It's summer in the Tenderloin (for today
at least) and the freaks are out. There's a wo/man (I'm not sure which
this creature is) who's been bent over in front of my building for at
least 5 hours now. I'll call this person a she, since even if she is a
man, she's probably a transvestite.
She's got a few plastic bags filled with clothes in
front of her and periodically she rouses from the deep nod that she's in
and slowly (and painfully it looks like) rummages through the bags and
pulls out a sweater and tries to fold it or finds a scarf and drapes it
over the back of her neck. This creature is kind of tall, rail thin, with
shaggy dyed red hair, white pants, a brown and blue plaid sportscoat, and
seems to have a hunch. Probably from spending most of her life bent over
at the waist with her arms dangling.
It's amazing, because even though she's motionless in
her nod for long periods of time, she doesn't tip over. or sit down and
give up on this strange task that she's determined to finish. I tried to
make out the face behind the raggedy curtain of hair when I walked by her
earlier, but all I saw was skin that looked like silly putty and the
indistinct features that looked like they were dissolving. I can see her
from my window and I watch the people who pass by her; they turn to look
at her and I can read the incredulity in their movements. The amazement
that this woman is actually accomplishing this feat. That her heart is
still beating and her poisoned blood is still pumping and that she's still
balanced, bent over at the waist, her finger tips grazing the sidewalk,
utterly motionless, like someone pressed the pause button. Which is what
it looks like.

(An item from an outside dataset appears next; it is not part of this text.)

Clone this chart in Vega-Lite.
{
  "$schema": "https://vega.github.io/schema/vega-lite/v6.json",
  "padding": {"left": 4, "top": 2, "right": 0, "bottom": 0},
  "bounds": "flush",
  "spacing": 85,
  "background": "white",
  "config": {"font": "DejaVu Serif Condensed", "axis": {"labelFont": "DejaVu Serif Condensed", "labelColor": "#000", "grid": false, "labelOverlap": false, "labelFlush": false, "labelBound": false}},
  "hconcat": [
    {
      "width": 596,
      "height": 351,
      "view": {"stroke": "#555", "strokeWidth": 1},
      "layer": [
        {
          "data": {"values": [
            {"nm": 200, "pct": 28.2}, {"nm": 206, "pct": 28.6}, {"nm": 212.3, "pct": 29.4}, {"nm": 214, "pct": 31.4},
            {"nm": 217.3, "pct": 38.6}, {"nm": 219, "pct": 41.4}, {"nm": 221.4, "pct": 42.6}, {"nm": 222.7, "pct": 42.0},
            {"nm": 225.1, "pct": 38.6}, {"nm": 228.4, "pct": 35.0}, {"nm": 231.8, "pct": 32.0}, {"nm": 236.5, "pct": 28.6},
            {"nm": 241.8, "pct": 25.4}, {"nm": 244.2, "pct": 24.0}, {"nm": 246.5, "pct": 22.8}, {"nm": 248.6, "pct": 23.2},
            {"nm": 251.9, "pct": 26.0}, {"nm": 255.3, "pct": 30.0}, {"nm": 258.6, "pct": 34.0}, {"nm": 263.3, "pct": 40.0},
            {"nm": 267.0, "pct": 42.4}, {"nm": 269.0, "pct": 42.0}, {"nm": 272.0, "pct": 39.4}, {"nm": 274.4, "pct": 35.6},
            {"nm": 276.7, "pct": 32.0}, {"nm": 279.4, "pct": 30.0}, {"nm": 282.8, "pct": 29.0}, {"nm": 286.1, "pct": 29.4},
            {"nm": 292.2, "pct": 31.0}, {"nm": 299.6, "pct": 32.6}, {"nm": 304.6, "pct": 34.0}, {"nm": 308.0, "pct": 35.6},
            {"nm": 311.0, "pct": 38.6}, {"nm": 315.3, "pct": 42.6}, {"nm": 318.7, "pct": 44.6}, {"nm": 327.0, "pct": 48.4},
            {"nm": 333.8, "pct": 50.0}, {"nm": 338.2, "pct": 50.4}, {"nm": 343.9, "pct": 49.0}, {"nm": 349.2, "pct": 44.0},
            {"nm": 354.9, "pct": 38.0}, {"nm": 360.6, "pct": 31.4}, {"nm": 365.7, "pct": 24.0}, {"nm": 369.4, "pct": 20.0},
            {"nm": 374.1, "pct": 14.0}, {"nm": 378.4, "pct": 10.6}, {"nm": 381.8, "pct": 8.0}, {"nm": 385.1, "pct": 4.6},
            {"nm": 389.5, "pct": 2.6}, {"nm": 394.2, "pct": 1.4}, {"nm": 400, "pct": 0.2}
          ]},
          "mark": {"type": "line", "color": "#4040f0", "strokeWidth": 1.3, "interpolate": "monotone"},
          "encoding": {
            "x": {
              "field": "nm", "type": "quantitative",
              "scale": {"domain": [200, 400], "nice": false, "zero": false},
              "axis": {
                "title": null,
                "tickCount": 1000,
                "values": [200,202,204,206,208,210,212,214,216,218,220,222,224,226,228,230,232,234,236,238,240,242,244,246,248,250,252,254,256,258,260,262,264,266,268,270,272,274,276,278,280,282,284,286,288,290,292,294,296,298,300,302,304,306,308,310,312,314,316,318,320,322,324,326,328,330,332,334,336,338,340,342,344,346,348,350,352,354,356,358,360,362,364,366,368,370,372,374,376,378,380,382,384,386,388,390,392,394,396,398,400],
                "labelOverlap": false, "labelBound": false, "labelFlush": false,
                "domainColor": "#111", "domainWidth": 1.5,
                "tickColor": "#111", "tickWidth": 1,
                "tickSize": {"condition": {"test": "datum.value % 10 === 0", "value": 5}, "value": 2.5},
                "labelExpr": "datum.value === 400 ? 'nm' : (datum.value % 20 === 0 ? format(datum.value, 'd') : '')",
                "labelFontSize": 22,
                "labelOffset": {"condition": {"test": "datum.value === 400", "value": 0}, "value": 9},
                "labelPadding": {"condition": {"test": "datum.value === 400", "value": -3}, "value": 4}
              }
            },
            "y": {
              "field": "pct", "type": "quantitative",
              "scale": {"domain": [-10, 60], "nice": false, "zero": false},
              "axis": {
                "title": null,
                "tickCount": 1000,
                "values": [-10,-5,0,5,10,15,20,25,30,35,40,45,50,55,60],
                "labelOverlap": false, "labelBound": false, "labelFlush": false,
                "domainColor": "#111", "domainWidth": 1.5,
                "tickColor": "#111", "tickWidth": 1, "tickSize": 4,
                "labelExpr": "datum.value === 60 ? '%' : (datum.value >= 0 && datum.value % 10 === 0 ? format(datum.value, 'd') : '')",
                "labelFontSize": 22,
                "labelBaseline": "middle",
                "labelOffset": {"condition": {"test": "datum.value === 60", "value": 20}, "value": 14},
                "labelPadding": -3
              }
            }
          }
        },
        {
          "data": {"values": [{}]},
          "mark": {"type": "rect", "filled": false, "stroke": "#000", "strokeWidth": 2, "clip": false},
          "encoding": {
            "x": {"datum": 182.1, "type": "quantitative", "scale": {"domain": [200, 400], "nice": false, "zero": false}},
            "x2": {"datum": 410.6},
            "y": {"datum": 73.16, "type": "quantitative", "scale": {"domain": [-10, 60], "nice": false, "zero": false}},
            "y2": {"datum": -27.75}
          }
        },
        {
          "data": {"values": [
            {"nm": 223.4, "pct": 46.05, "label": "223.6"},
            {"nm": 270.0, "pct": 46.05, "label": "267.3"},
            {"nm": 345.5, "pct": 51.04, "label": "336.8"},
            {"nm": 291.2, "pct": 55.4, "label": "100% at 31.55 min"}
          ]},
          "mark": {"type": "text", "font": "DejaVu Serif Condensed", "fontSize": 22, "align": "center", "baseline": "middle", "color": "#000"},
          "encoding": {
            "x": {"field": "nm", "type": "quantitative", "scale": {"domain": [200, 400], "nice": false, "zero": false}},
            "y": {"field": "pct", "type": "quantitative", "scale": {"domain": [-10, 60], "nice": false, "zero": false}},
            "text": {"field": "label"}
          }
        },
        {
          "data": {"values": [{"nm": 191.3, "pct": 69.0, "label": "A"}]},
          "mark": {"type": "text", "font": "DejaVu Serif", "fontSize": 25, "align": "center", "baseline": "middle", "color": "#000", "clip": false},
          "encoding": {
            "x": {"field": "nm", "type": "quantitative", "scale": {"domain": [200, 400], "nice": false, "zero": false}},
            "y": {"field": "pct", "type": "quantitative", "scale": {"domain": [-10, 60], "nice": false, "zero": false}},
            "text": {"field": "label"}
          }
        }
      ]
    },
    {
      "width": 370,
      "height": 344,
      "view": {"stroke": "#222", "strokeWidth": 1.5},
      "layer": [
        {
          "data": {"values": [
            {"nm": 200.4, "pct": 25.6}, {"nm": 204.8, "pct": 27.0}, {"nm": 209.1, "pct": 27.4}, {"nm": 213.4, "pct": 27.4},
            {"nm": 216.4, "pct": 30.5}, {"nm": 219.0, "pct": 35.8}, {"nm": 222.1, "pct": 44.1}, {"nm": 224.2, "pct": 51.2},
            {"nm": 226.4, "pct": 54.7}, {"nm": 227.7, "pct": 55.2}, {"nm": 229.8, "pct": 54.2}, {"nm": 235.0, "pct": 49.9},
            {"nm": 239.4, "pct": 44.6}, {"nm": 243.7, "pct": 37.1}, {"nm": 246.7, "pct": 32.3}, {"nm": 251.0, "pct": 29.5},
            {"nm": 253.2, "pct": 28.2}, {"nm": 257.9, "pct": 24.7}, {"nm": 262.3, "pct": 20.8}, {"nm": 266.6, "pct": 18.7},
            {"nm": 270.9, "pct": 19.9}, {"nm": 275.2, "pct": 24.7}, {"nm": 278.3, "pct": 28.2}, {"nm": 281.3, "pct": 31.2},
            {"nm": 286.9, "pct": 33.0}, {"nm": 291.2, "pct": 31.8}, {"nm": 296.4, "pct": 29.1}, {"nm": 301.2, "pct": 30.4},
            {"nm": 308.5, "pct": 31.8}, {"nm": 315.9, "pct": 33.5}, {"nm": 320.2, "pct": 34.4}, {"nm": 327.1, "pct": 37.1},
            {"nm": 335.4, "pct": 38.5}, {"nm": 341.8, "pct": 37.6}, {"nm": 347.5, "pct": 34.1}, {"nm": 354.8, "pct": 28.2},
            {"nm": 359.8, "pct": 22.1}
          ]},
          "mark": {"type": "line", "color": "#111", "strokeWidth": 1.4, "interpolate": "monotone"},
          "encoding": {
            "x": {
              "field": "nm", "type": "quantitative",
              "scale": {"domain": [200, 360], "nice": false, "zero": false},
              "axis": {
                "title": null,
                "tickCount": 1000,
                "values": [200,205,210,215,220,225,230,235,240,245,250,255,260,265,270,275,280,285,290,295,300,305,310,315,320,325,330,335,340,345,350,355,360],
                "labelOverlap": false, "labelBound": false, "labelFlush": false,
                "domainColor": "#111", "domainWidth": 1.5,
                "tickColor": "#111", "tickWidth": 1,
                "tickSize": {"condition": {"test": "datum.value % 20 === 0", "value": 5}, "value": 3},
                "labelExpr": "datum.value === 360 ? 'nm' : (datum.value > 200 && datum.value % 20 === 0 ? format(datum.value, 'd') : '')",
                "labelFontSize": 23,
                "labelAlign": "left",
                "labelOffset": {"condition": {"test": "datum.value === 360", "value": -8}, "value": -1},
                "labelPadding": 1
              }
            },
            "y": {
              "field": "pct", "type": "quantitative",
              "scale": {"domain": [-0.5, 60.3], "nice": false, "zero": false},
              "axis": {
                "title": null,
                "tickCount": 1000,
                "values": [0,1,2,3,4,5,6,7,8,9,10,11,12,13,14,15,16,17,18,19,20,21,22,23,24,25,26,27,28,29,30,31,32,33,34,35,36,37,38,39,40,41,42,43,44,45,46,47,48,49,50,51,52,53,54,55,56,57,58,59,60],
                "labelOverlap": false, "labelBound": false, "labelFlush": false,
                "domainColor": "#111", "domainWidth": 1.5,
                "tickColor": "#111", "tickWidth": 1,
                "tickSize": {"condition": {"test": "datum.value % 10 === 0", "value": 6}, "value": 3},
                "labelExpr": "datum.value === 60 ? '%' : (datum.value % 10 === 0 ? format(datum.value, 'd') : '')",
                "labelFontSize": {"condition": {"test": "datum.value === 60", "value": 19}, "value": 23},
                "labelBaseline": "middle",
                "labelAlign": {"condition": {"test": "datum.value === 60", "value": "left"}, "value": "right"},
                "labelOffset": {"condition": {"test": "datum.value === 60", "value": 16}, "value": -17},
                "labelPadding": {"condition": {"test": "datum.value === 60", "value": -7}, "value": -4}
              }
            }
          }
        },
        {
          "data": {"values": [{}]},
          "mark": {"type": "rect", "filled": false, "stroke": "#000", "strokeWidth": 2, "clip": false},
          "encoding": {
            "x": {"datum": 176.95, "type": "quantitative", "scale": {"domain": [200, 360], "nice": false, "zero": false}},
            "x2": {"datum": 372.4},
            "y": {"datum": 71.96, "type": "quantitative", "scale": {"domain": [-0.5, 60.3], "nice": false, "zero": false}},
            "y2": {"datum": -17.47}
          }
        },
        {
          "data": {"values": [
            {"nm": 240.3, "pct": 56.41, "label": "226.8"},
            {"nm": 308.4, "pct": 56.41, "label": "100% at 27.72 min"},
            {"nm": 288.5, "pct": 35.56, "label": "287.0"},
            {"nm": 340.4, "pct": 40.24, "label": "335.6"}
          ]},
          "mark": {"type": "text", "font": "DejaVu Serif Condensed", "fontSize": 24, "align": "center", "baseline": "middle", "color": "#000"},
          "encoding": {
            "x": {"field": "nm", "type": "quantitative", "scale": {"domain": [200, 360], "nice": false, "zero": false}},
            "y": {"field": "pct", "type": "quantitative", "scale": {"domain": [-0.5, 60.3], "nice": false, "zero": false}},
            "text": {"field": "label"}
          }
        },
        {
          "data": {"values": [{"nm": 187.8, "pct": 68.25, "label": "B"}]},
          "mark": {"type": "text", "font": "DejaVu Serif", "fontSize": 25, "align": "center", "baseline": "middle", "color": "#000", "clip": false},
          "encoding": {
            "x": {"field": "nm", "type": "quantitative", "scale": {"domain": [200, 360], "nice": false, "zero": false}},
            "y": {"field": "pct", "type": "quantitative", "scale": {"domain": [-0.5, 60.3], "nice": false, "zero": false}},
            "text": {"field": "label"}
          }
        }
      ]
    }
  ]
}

She'll start to do something, like put a piece of paper in
her pocket and then she'll nod out with her hand partly in and the motion
will remain frozen, half executed, until later when she surfaces for a
moment and pushes the paper all the way into her pocket, takes her hand
out and begins to rummage for something else, gently swaying until she
nods out again and freezes up with a shirt dangling in her wrinkled grip.
It makes me feel sick to watch her. The sun is
shining, the air feels clean and happy and I'm in my tiny apartment
listening to Fado music; a lovely day right? The world feels like it could
be beautiful and limitless. For me it is, but not for her. She's not as
old as she looks (which is about 100), and her life will never recover, it
will not progress along new and unexplored paths. It's a haze of illusory
heroin bliss that's hiding the real physical pain of her creaking limbs
and has turned her mind to jelly. I feel scared when I see her.
These things have touched my life too closely, these things are my fears.